/---
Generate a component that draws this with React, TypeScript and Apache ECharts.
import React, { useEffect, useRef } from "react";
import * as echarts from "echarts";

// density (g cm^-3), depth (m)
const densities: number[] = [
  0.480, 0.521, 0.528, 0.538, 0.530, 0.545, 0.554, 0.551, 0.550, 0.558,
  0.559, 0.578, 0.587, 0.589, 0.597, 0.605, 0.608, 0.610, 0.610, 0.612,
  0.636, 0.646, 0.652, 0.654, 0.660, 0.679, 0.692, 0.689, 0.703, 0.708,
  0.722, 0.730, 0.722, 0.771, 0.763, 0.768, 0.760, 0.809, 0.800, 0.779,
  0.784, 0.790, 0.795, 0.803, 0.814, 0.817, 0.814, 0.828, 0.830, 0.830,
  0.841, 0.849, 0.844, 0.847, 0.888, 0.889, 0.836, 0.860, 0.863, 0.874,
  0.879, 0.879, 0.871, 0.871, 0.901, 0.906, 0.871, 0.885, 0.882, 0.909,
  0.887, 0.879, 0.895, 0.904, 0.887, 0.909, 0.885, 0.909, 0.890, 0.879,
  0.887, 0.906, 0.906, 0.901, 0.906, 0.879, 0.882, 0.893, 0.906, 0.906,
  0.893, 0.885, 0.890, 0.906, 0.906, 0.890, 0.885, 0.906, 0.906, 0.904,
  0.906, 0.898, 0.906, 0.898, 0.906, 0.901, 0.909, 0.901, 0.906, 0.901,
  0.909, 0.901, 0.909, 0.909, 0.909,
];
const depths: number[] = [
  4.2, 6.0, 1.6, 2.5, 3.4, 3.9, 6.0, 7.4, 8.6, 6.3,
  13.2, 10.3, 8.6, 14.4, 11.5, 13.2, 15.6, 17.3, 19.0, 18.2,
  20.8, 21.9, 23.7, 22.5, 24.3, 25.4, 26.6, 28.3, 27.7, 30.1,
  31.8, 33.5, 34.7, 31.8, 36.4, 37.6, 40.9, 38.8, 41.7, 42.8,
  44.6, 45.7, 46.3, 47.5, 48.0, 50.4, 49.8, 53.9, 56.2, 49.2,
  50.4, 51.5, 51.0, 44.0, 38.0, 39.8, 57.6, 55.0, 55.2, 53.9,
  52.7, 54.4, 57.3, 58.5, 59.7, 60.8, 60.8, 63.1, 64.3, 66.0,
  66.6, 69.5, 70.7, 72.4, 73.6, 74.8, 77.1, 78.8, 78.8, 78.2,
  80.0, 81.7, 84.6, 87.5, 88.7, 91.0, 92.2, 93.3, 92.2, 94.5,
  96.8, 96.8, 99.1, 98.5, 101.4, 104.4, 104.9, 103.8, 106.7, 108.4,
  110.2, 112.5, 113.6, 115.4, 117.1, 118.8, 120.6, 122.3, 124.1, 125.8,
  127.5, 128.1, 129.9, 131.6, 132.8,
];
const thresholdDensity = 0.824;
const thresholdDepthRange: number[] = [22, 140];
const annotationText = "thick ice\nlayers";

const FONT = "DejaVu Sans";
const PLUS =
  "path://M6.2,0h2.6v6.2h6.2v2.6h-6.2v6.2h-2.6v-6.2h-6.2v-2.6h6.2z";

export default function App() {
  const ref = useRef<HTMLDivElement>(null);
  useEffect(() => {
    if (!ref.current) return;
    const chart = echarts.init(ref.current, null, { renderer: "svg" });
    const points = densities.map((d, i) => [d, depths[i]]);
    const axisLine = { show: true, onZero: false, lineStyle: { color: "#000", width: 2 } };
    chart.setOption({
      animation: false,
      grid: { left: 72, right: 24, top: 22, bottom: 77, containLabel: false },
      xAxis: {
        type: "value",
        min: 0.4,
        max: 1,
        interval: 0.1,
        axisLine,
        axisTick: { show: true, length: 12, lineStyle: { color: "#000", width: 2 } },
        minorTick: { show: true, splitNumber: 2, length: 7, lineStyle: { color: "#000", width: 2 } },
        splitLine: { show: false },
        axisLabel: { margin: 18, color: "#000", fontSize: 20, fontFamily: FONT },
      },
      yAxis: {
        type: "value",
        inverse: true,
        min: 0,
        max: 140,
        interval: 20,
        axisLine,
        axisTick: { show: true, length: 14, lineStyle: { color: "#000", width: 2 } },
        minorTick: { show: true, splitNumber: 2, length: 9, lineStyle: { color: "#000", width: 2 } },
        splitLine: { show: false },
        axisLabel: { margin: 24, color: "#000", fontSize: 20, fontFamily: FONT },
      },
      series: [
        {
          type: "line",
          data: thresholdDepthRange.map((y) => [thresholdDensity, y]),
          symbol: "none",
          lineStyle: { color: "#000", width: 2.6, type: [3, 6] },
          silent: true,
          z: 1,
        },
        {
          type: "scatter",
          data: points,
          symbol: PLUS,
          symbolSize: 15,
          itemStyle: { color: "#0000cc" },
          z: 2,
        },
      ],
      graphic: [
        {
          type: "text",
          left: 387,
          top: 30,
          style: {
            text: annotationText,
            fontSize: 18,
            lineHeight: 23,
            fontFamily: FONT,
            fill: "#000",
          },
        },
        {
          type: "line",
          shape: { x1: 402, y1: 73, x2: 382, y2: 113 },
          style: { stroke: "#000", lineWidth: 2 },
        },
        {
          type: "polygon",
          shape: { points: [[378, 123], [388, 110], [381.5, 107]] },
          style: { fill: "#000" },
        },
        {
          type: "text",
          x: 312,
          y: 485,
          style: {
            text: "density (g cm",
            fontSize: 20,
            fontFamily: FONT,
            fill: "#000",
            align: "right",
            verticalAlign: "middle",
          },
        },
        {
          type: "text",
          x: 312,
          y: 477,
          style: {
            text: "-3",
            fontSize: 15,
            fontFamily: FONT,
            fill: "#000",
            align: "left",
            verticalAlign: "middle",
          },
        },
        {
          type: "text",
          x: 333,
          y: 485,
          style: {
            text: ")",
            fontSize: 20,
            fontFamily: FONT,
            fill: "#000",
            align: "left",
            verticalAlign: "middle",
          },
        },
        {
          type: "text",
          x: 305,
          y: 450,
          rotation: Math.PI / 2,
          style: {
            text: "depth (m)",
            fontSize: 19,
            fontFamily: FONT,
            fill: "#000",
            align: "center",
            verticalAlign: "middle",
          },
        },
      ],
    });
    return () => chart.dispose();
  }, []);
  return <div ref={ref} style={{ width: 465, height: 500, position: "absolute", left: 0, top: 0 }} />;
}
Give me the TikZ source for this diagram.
\---
Repeat each entry word for word.

Generate a component that draws this with React, TypeScript and Apache ECharts.
import React, { useEffect, useRef } from "react";
import * as echarts from "echarts";

// density (g cm^-3), depth (m)
const densities: number[] = [
  0.480, 0.521, 0.528, 0.538, 0.530, 0.545, 0.554, 0.551, 0.550, 0.558,
  0.559, 0.578, 0.587, 0.589, 0.597, 0.605, 0.608, 0.610, 0.610, 0.612,
  0.636, 0.646, 0.652, 0.654, 0.660, 0.679, 0.692, 0.689, 0.703, 0.708,
  0.722, 0.730, 0.722, 0.771, 0.763, 0.768, 0.760, 0.809, 0.800, 0.779,
  0.784, 0.790, 0.795, 0.803, 0.814, 0.817, 0.814, 0.828, 0.830, 0.830,
  0.841, 0.849, 0.844, 0.847, 0.888, 0.889, 0.836, 0.860, 0.863, 0.874,
  0.879, 0.879, 0.871, 0.871, 0.901, 0.906, 0.871, 0.885, 0.882, 0.909,
  0.887, 0.879, 0.895, 0.904, 0.887, 0.909, 0.885, 0.909, 0.890, 0.879,
  0.887, 0.906, 0.906, 0.901, 0.906, 0.879, 0.882, 0.893, 0.906, 0.906,
  0.893, 0.885, 0.890, 0.906, 0.906, 0.890, 0.885, 0.906, 0.906, 0.904,
  0.906, 0.898, 0.906, 0.898, 0.906, 0.901, 0.909, 0.901, 0.906, 0.901,
  0.909, 0.901, 0.909, 0.909, 0.909,
];
const depths: number[] = [
  4.2, 6.0, 1.6, 2.5, 3.4, 3.9, 6.0, 7.4, 8.6, 6.3,
  13.2, 10.3, 8.6, 14.4, 11.5, 13.2, 15.6, 17.3, 19.0, 18.2,
  20.8, 21.9, 23.7, 22.5, 24.3, 25.4, 26.6, 28.3, 27.7, 30.1,
  31.8, 33.5, 34.7, 31.8, 36.4, 37.6, 40.9, 38.8, 41.7, 42.8,
  44.6, 45.7, 46.3, 47.5, 48.0, 50.4, 49.8, 53.9, 56.2, 49.2,
  50.4, 51.5, 51.0, 44.0, 38.0, 39.8, 57.6, 55.0, 55.2, 53.9,
  52.7, 54.4, 57.3, 58.5, 59.7, 60.8, 60.8, 63.1, 64.3, 66.0,
  66.6, 69.5, 70.7, 72.4, 73.6, 74.8, 77.1, 78.8, 78.8, 78.2,
  80.0, 81.7, 84.6, 87.5, 88.7, 91.0, 92.2, 93.3, 92.2, 94.5,
  96.8, 96.8, 99.1, 98.5, 101.4, 104.4, 104.9, 103.8, 106.7, 108.4,
  110.2, 112.5, 113.6, 115.4, 117.1, 118.8, 120.6, 122.3, 124.1, 125.8,
  127.5, 128.1, 129.9, 131.6, 132.8,
];
const thresholdDensity = 0.824;
const thresholdDepthRange: number[] = [22, 140];
const annotationText = "thick ice\nlayers";

const FONT = "DejaVu Sans";
const PLUS =
  "path://M6.2,0h2.6v6.2h6.2v2.6h-6.2v6.2h-2.6v-6.2h-6.2v-2.6h6.2z";

export default function App() {
  const ref = useRef<HTMLDivElement>(null);
  useEffect(() => {
    if (!ref.current) return;
    const chart = echarts.init(ref.current, null, { renderer: "svg" });
    const points = densities.map((d, i) => [d, depths[i]]);
    const axisLine = { show: true, onZero: false, lineStyle: { color: "#000", width: 2 } };
    chart.setOption({
      animation: false,
      grid: { left: 72, right: 24, top: 22, bottom: 77, containLabel: false },
      xAxis: {
        type: "value",
        min: 0.4,
        max: 1,
        interval: 0.1,
        axisLine,
        axisTick: { show: true, length: 12, lineStyle: { color: "#000", width: 2 } },
        minorTick: { show: true, splitNumber: 2, length: 7, lineStyle: { color: "#000", width: 2 } },
        splitLine: { show: false },
        axisLabel: { margin: 18, color: "#000", fontSize: 20, fontFamily: FONT },
      },
      yAxis: {
        type: "value",
        inverse: true,
        min: 0,
        max: 140,
        interval: 20,
        axisLine,
        axisTick: { show: true, length: 14, lineStyle: { color: "#000", width: 2 } },
        minorTick: { show: true, splitNumber: 2, length: 9, lineStyle: { color: "#000", width: 2 } },
        splitLine: { show: false },
        axisLabel: { margin: 24, color: "#000", fontSize: 20, fontFamily: FONT },
      },
      series: [
        {
          type: "line",
          data: thresholdDepthRange.map((y) => [thresholdDensity, y]),
          symbol: "none",
          lineStyle: { color: "#000", width: 2.6, type: [3, 6] },
          silent: true,
          z: 1,
        },
        {
          type: "scatter",
          data: points,
          symbol: PLUS,
          symbolSize: 15,
          itemStyle: { color: "#0000cc" },
          z: 2,
        },
      ],
      graphic: [
        {
          type: "text",
          left: 387,
          top: 30,
          style: {
            text: annotationText,
            fontSize: 18,
            lineHeight: 23,
            fontFamily: FONT,
            fill: "#000",
          },
        },
        {
          type: "line",
          shape: { x1: 402, y1: 73, x2: 382, y2: 113 },
          style: { stroke: "#000", lineWidth: 2 },
        },
        {
          type: "polygon",
          shape: { points: [[378, 123], [388, 110], [381.5, 107]] },
          style: { fill: "#000" },
        },
        {
          type: "text",
          x: 312,
          y: 485,
          style: {
            text: "density (g cm",
            fontSize: 20,
            fontFamily: FONT,
            fill: "#000",
            align: "right",
            verticalAlign: "middle",
          },
        },
        {
          type: "text",
          x: 312,
          y: 477,
          style: {
            text: "-3",
            fontSize: 15,
            fontFamily: FONT,
            fill: "#000",
            align: "left",
            verticalAlign: "middle",
          },
        },
        {
          type: "text",
          x: 333,
          y: 485,
          style: {
            text: ")",
            fontSize: 20,
            fontFamily: FONT,
            fill: "#000",
            align: "left",
            verticalAlign: "middle",
          },
        },
        {
          type: "text",
          x: 305,
          y: 450,
          rotation: Math.PI / 2,
          style: {
            text: "depth (m)",
            fontSize: 19,
            fontFamily: FONT,
            fill: "#000",
            align: "center",
            verticalAlign: "middle",
          },
        },
      ],
    });
    return () => chart.dispose();
  }, []);
  return <div ref={ref} style={{ width: 465, height: 500, position: "absolute", left: 0, top: 0 }} />;
}
Give me the TikZ source for this diagram.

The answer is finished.